In the listing that follows, retype every line from the first through the one containing "import seaborn as sns". Pictures are to be left out.

[Provided data start]

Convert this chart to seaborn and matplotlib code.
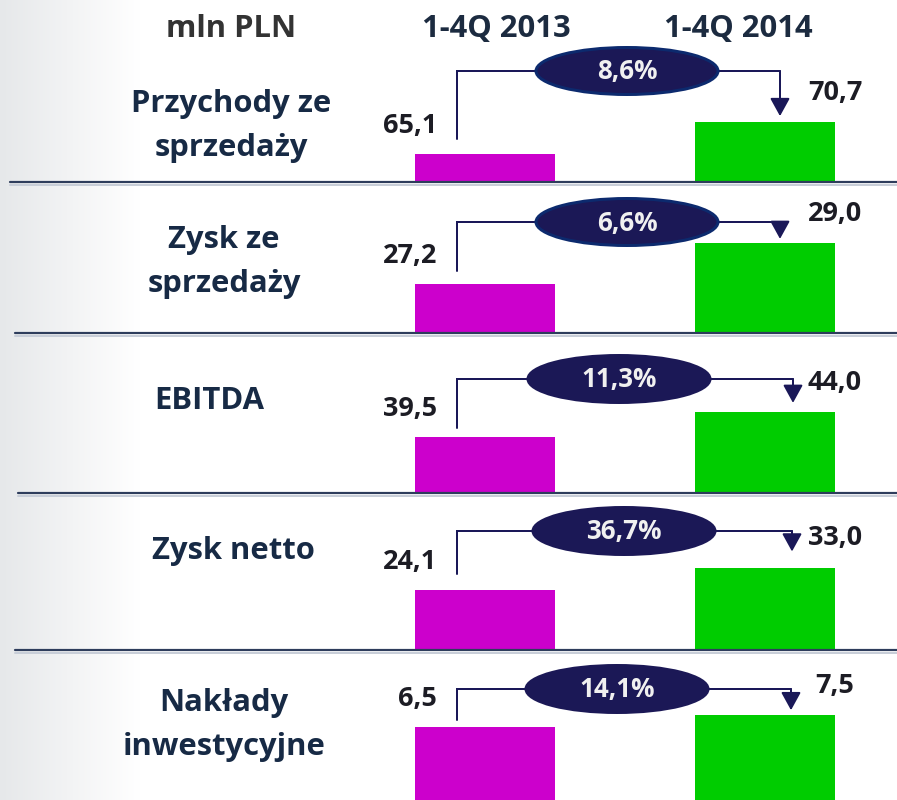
import numpy as np
import pandas as pd
import matplotlib
matplotlib.use("Agg")
import matplotlib.pyplot as plt
from matplotlib.patches import Ellipse
from matplotlib.colors import LinearSegmentedColormap
import seaborn as sns

# values (mln PLN)
unit_label = "mln PLN"
periods = ["1-4Q 2013", "1-4Q 2014"]
metrics = ["Przychody ze\nsprzedaży", "Zysk ze\nsprzedaży", "EBITDA", "Zysk netto", "Nakłady\ninwestycyjne"]
values_2013 = [65.1, 27.2, 39.5, 24.1, 6.5]
values_2014 = [70.7, 29.0, 44.0, 33.0, 7.5]
changes = [8.6, 6.6, 11.3, 36.7, 14.1]

# styling / layout (pixels, top-left origin)
bar_colors = ["#cc00cc", "#00cc00"]
navy = "#172a45"
line_col = "#1a1858"
ell_fill = "#1b1856"
ell_edge = ["#0c2a6e", "#0c2a6e", ell_fill, ell_fill, ell_fill]
row_bottom_px = [182, 333, 493, 650, 800]
row_ylim = [(60.2, 83.0), (25.05, 30.75), (29.4, 52.8), (0, 52.0), (0, 11.5)]
AX_H = 130
label_x = [231, 224, 209, 233, 224]
label_base = [112, 248, 409, 559, 711]
ell_x = [627, 627, 619, 624, 617]
ell_y = [71, 222, 379, 531, 689]
arrow_x = [780, 780, 793, 792, 791]
gap_start = [15, 13, 9, 16, 7]
gap_tip = [6, 4, 9, 16, 5]
sep_x0 = [10, 15, 18, 15]


def fmt(v):
    return f"{v:.1f}".replace(".", ",")


sns.set_style("white")
plt.rcParams["font.family"] = ["Open Sans", "DejaVu Sans"]

fig = plt.figure(figsize=(897 / 72, 800 / 72), dpi=72)
fig.patch.set_facecolor("white")

# overlay in pixel coordinates for text, separators and connectors
over = fig.add_axes([0, 0, 1, 1], zorder=5)
over.set_xlim(0, 897)
over.set_ylim(800, 0)
over.axis("off")
over.patch.set_alpha(0)

# soft grey shade on the left edge
shade = LinearSegmentedColormap.from_list("shade", ["#e6e8ea", "#ffffff"])
over.imshow(np.linspace(0, 1, 256)[None, :], cmap=shade, aspect="auto",
            extent=[0, 140, 800, 0], zorder=0)
over.set_xlim(0, 897)
over.set_ylim(800, 0)

# header row
over.text(231, 37, unit_label, ha="center", va="baseline", fontsize=31,
          fontweight="bold", color="#333333")
for name, hx in zip(periods, [496, 738]):
    over.text(hx, 37, name, ha="center", va="baseline", fontsize=31,
              fontweight="bold", color="#1c2b40")


def to_px(ax, x, y):
    disp = ax.transData.transform((x, y))
    return over.transData.inverted().transform(disp)


for i, metric in enumerate(metrics):
    yb = row_bottom_px[i]
    ax = fig.add_axes([345 / 897, 1 - yb / 800, 560 / 897, AX_H / 800], zorder=1)
    df = pd.DataFrame({"period": periods, "value": [values_2013[i], values_2014[i]]})
    sns.barplot(data=df, x="period", y="value", hue="period", palette=bar_colors,
                width=0.5, saturation=1, linewidth=0, legend=False, ax=ax)
    ax.set_xlim(-0.5, 1.5)
    ax.set_ylim(*row_ylim[i])
    ax.axis("off")
    ax.patch.set_alpha(0)

    # row label
    for k, part in enumerate(metric.split("\n")):
        over.text(label_x[i], label_base[i] + 44 * k, part, ha="center", va="baseline",
                  fontsize=31, fontweight="bold", color=navy)

    # value labels
    x13, top13 = to_px(ax, 0, values_2013[i])
    x14, top14 = to_px(ax, 1, values_2014[i])
    edge14, _ = to_px(ax, 1.25, 0)
    over.text(437, top13 - 21, fmt(values_2013[i]), ha="right", va="baseline",
              fontsize=27, fontweight="bold", color="#1c1c24")
    over.text(edge14, top14 - 22, fmt(values_2014[i]), ha="center", va="baseline",
              fontsize=27, fontweight="bold", color="#1c1c24")

    # connector with arrow
    yc = ell_y[i]
    over.plot([457, 457, arrow_x[i]], [top13 - gap_start[i], yc, yc],
              color=line_col, lw=2, solid_joinstyle="miter", zorder=3)
    over.annotate("", xy=(arrow_x[i], top14 - gap_tip[i]), xytext=(arrow_x[i], yc),
                  arrowprops=dict(arrowstyle="-|>,head_length=0.4,head_width=0.22",
                                  color=line_col, lw=2, mutation_scale=38,
                                  shrinkA=0, shrinkB=0), zorder=3)
    over.add_patch(Ellipse((ell_x[i], yc), 182, 47, facecolor=ell_fill,
                           edgecolor=ell_edge[i], lw=3, zorder=4))
    over.text(ell_x[i], yc + 1, f"{changes[i]:.1f}%".replace(".", ","), ha="center",
              va="center", fontsize=26, fontweight="bold", color="#f0f0f0", zorder=5)

    # separator under the row
    if i < len(sep_x0):
        over.plot([sep_x0[i], 897], [yb + 3, yb + 3], color="#c8ced8", lw=2, zorder=1)
        over.plot([sep_x0[i], 897], [yb, yb], color="#2e3d5c", lw=2.2, zorder=2)

fig.savefig("out.png", dpi=72, facecolor="white")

[Provided data end]

▶ [Solution for this problem]:
Convert this chart to seaborn and matplotlib code.
import numpy as np
import pandas as pd
import matplotlib
matplotlib.use("Agg")
import matplotlib.pyplot as plt
from matplotlib.patches import Ellipse
from matplotlib.colors import LinearSegmentedColormap
import seaborn as sns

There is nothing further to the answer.